My solution:It is easy to prove that triangles $BEHc$,$ADHc$ and $BAP$ are pairwaise similar and $BP/AP=AH/BH$.Now,let $F$ be such that $AOF$ is similar to $ABH$($F$ and $H$ are from distinct sides of $AO$,now we have $<FOB=<APB$(easy angle chase) and $AH/BH=AO/OF=BO/OF=BP/AP$ so we get $BOF$ and $BAP$ are similar.Now,spiral similarity with center $A$ sends $AOH$ to $AFB$ and spiral similarity with center $B$ sends $BAF$ to $BOP$ so we get triangles $AOH$ and $BOP$ are similar and from this we get $OP*OH=OA*OB=R^2$,so done.

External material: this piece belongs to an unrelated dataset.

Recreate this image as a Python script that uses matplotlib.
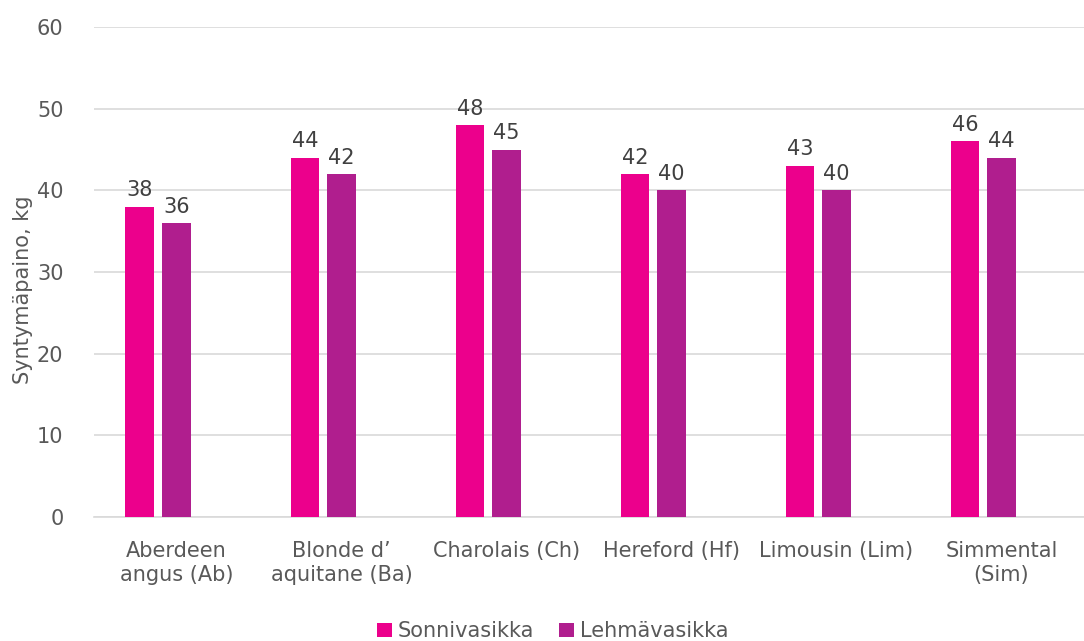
import numpy as np
import matplotlib.pyplot as plt

# Syntymäpaino roduittain, sonni- ja lehmävasikat
rodut = ["Aberdeen\nangus (Ab)", "Blonde d\u2019\naquitane (Ba)", "Charolais (Ch)",
         "Hereford (Hf)", "Limousin (Lim)", "Simmental\n(Sim)"]
sonnit = [38, 44, 48, 42, 43, 46]
lehmat = [36, 42, 45, 40, 40, 44]

pink = "#EC008C"
purple = "#B01E8E"
grey = "#595959"

plt.rcParams['font.family'] = ['DejaVu Sans']

fig = plt.figure(figsize=(10.84, 6.41), dpi=100)
ax = fig.add_axes([0.0867, 0.1934, 0.9133, 0.7644])

x = np.arange(len(rodut))
w = 0.174
b1 = ax.bar(x - 0.222, sonnit, w, color=pink, label="Sonnivasikka", zorder=3)
b2 = ax.bar(x, lehmat, w, color=purple, label="Lehmävasikka", zorder=3)

for bars, vals in ((b1, sonnit), (b2, lehmat)):
    for r, v in zip(bars, vals):
        ax.text(r.get_x() + r.get_width() / 2, v + 0.8, str(v),
                ha="center", va="bottom", fontsize=15, color="#404040")

ax.set_xlim(-0.5, 5.5)
ax.set_ylim(0, 60)
ax.set_yticks(range(0, 61, 10))
ax.set_xticks(x)
ax.set_xticklabels(rodut, fontsize=15, color=grey, linespacing=1.3)
ax.tick_params(axis="y", labelsize=15, colors=grey, length=0, pad=22)
ax.tick_params(axis="x", length=0, pad=17)
ax.grid(axis="y", color="#D9D9D9", linewidth=1.2, zorder=0)
for s in ("top", "right", "left"):
    ax.spines[s].set_visible(False)
ax.spines["bottom"].set_color("#D9D9D9")
ax.spines["bottom"].set_linewidth(1.2)

ax.set_ylabel("Syntymäpaino, kg", fontsize=15, color=grey)
ax.yaxis.set_label_coords(-0.062, 0.463)

fig.legend(loc="lower center", bbox_to_anchor=(0.51, -0.03), ncol=2, frameon=False,
           fontsize=15, handlelength=0.7, handleheight=0.7, handletextpad=0.3,
           columnspacing=1.2, labelcolor=grey)

fig.savefig("out.png", dpi=100)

Let $AD\cap OH=P'$ and $A'$ be the reflection of $A$ wrt $H_BH_C.$ Now $A,H,O$ are $H_A$-excenter, incenter, Bevan point of $\triangle H_AH_BH_C$ so $HOA'H_A$ is cyclic (well-known). Thus $\angle OHA=\angle OA'H_A=\angle PA'O \Rightarrow \triangle OAH \sim \triangle OP'A \Rightarrow OH\cdot OP=OA^2=R^2.$ Similarly, let $BE\cap OH=P''$ then $OH\cdot OP''=R^2$ hence we conclude $P''$ coincides with $P',$ implying $P'$ coincides with $P$ and we get $OP\cdot OH=R^2$.